# "Break In" Ammo



## BRAD (Dec 7, 2009)

Picked up a new Sigma .40 (my first handgun) Sunday and am trying to find some ammo for practice. Seems like all I can find local is American Eagle 165 FMJ. Any problem using this for practice? Other recommendations?


----------



## dosborn (Apr 17, 2009)

That will work fine.

Any factory load should do the trick. I wouldn't use +P+ for range use though.


----------



## JayPee (Nov 29, 2009)

Your Federal ammo will do just fine. Also, Walmart carries Blazer Brass 180 grain FMJ for about $12.50/50 when you can find it. It shoots very well in my Smith M4006. They also carry a 100 pack of Winchester whitebox .40 FMJ for around $29 that shoots very well in all my .40's, and is quite accurate.... and if my rusty memory banks serve me right, I think they're 165 grain bullets. 

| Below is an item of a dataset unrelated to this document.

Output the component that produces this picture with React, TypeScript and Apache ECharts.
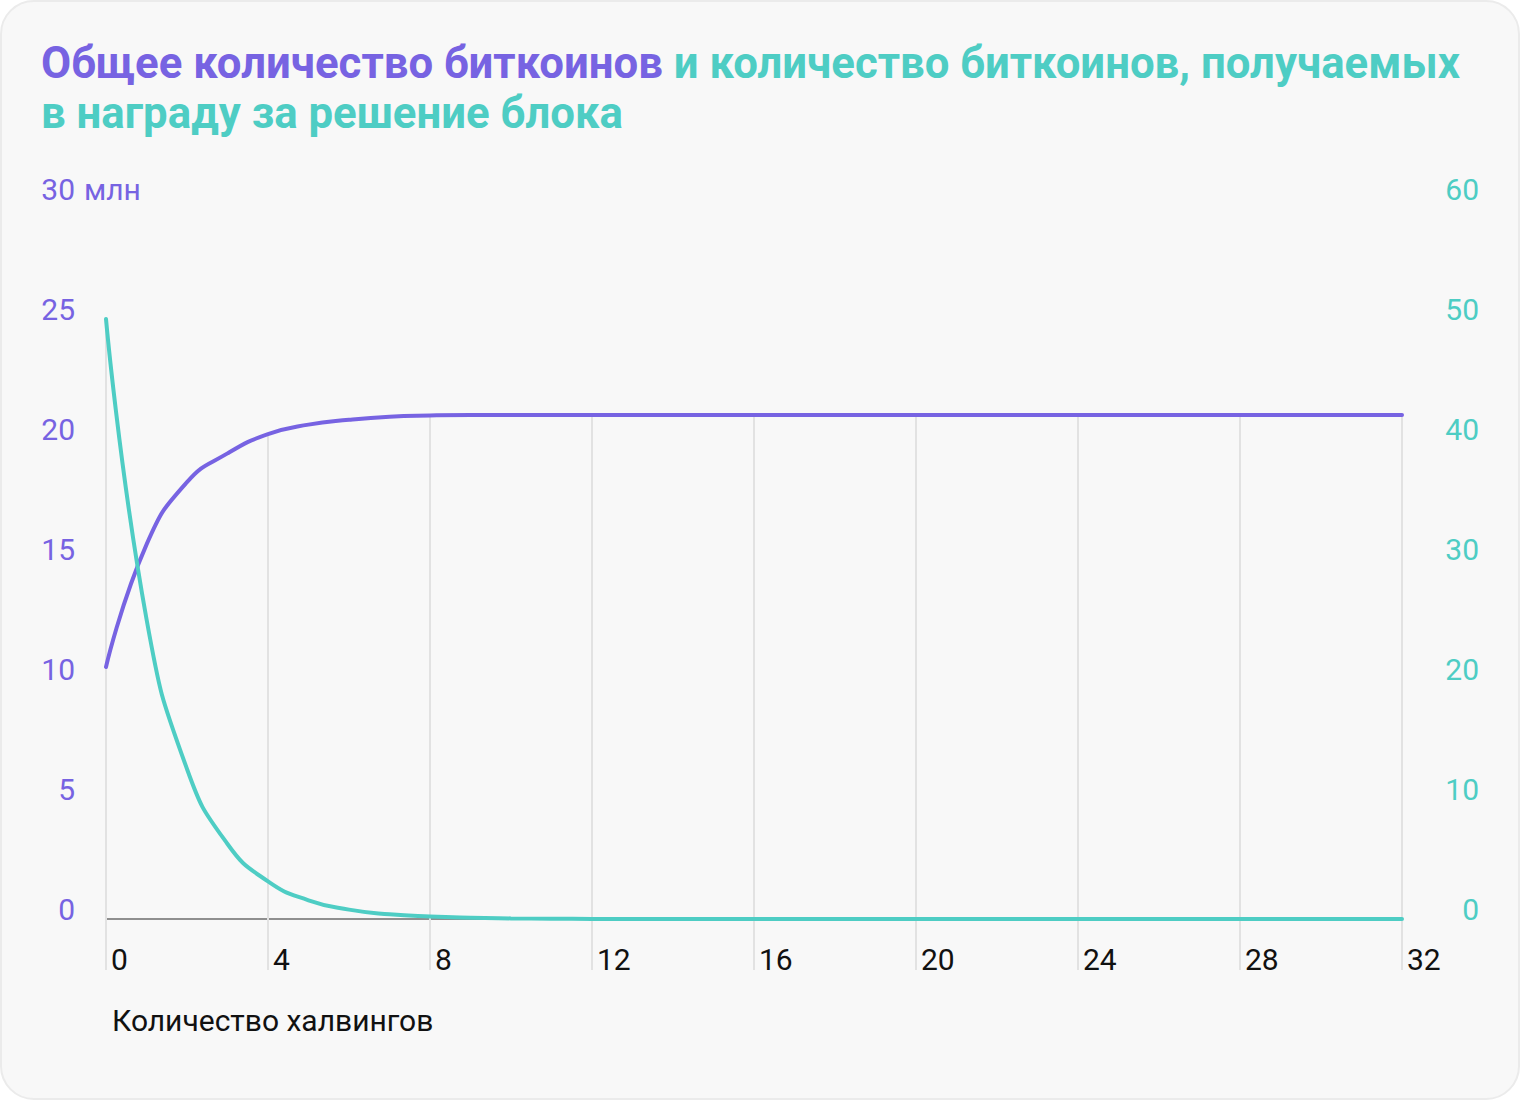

Have a good time with your new pistol.

JP


----------



## dondavis3 (Aug 2, 2009)

Have you shot your new gun yet?

I have the same gun and really like it.


----------



## BRAD (Dec 7, 2009)

dondavis3 said:


> Have you shot your new gun yet?


Not yet. Trying to find ammo but planning to shoot it on Saturday. Been dry firing it in my living room at night to get used to the trigger.


----------